Arts reviews with a bite

Book

Je suis Romane Monnier

Delphine de Vigan

5/5

History of disappearance

I have been an admirer of Delphine de Vigan’s fiction for many years. I was first enthralled by Les heures souterraines (Underground time) which captured with satisfying precision the alienation of urban commuting. Her subsequent autofictional novel about her bipolar mother, Rien ne s’oppose à la nuit (Nothing holds back the night) spoke powerfully and authentically about what it is like to be a child of a parent with a mental illness. Her penultimate novel Les enfants sont rois (Kids run the show) delved into another contemporary social phenomenon, that of children influencers and their parents and wove an uncommonly insightful text on the topic.

Delphine de Vigan
Je suis Romane Monnier (I am Romaine Monnier) by Delphine de Vigan

Initially the narrative of Je suis Romane Monnier centres around the everyday object that is the mobile phone, but soon the subject matter stretches wide, from our need for authenticity and purpose, to our means of understanding and connecting with others and ourselves in the modern world. This may sound too philosophical and vague, but the author explores these issues without pretence, with thoughtful and elegant simplicity and solely through the experiences of her characters.

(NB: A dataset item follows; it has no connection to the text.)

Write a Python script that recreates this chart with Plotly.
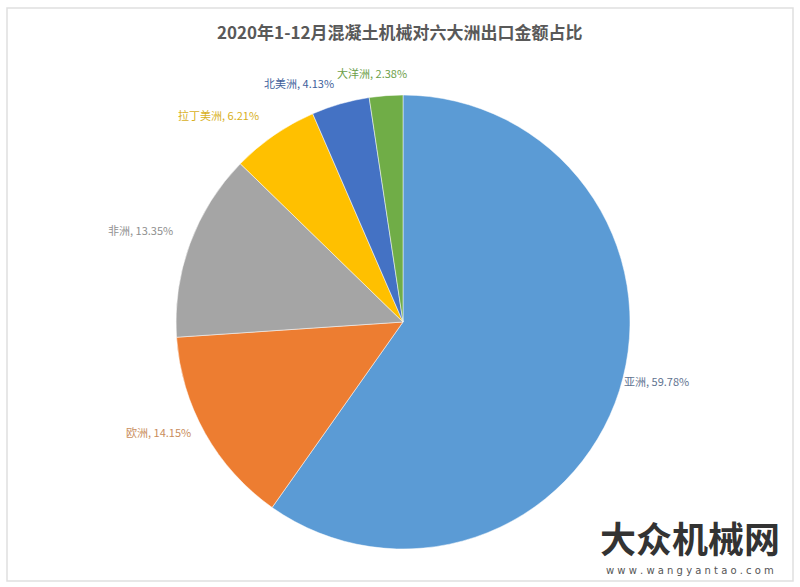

This novel has not as yet been translated into English, but I’m certain it will be soon, as a good selection of de Vigan’s novels have been in the past, and there is no reason to bypass this excellent work. And I’m guessing the title won’t be translated as I am Romane Monnier, in fact I can see that a number of alterative English titles would be better suited to this wide-reaching account of our being in the world today.

When you glean falseness in others, there is no going back. Suddenly the whole world reveals its hollow inauthenticity that it is hard to bear and overcome. The young woman from the title, Romane Monnier, reaches this point, further worn down by social media and expectations of her colleagues, bosses, friends and family. As de Vigan points out the assumption that you can always pull yourself together when going through a difficult period, that this is just something you can do, and that if you don’t you are deliberately selfish or difficult, continues to be a frequently held opinion. Moreover, Romane struggles to accept the flexibility of truth and memory, because she doesn’t have a strong foothold anywhere else. The elusive changeability of memory, the fact that everyone has their own version of the past grates against the brittleness of her character, resulting in her inability to find valuable meaning anywhere.

Je suis Romane Monnier (I am Romaine Monnier) by Delphine de Vigan

In counterpoint to Romane, we have Thomas, a gentle middle-aged man and single parent of melancholic disposition. The void of his daughter’s recent departure from their household has created an opportunity for ancient wounds and struggles to resurface. Sharing neighbouring tables at the restaurant La Malice Thomas and Romane mistakenly take each other’s phone, or so it seems. This sets the narrative into motion and as Romane returns Thomas’ phone but asks him to keep hers, and furthermore gives him her password, in his lonely evenings he is drawn to exploring her phone and piecing together her life and mental state like a detective.

The information in Romane’s phone acts on Thomas in the same way reading a good novel would, opening a door to another world. Nevertheless Thomas’ crude invasion of Romane’s privacy also serves the purpose of reflecting to him an image of a parallel lonely life and shaking him out of his depressive state.

De Vigan excels in bringing together disparate characters, without superficially turning them into friends or lovers, respecting the wide spectrum of relationships that exist between not knowing someone and being very close to them. Very few authors explore this spectrum well, and yet our lives mostly consist of these in-between relationships, neither close, nor far.

Delphine de Vigan
Delphine de Vigan

The connection between Thomas and Romane mediated by a much maligned mobile phone device becomes more authentic than it first appears. De Vigan shows that despite endangering our privacy, trivialising human connections, stealing our time and perpetuating an unhealthy and addictive focus on trivia, the humble mobile phone can also be an instrument for unexpected insights into self and others.

There is something in de Vigan’s reading of emotional situations and relationships that is uniquely sharply analytical and perspicuous without for a moment losing the core human warmth for her characters. She is a hypersensitive barometer of feelings and moods, inscribing them like a seismographic device, but also explaining them and contextualising them masterfully. In a winning combination, she most often examines very contemporary social phenomena from an equally contemporary and always thoughtful viewpoint, utterly devoid of modish superficiality. Concentrating on the psychology of characters and their emotions, her writing is never sentimental or without literary purpose.

Romane’s discomfort with the world leads her to seek a way to disappear. A true child of our era, she is only able to discuss her situation with ChatGPT. Who has not dreamt of disappearing without a trace? A fresh start promises to be an easy solution to the accumulation of problems, discomfort and depression. But as we fear the worst for Romane, the author reminds us that everyone needs different things to heal, and that disappearing may not be entirely what it seems.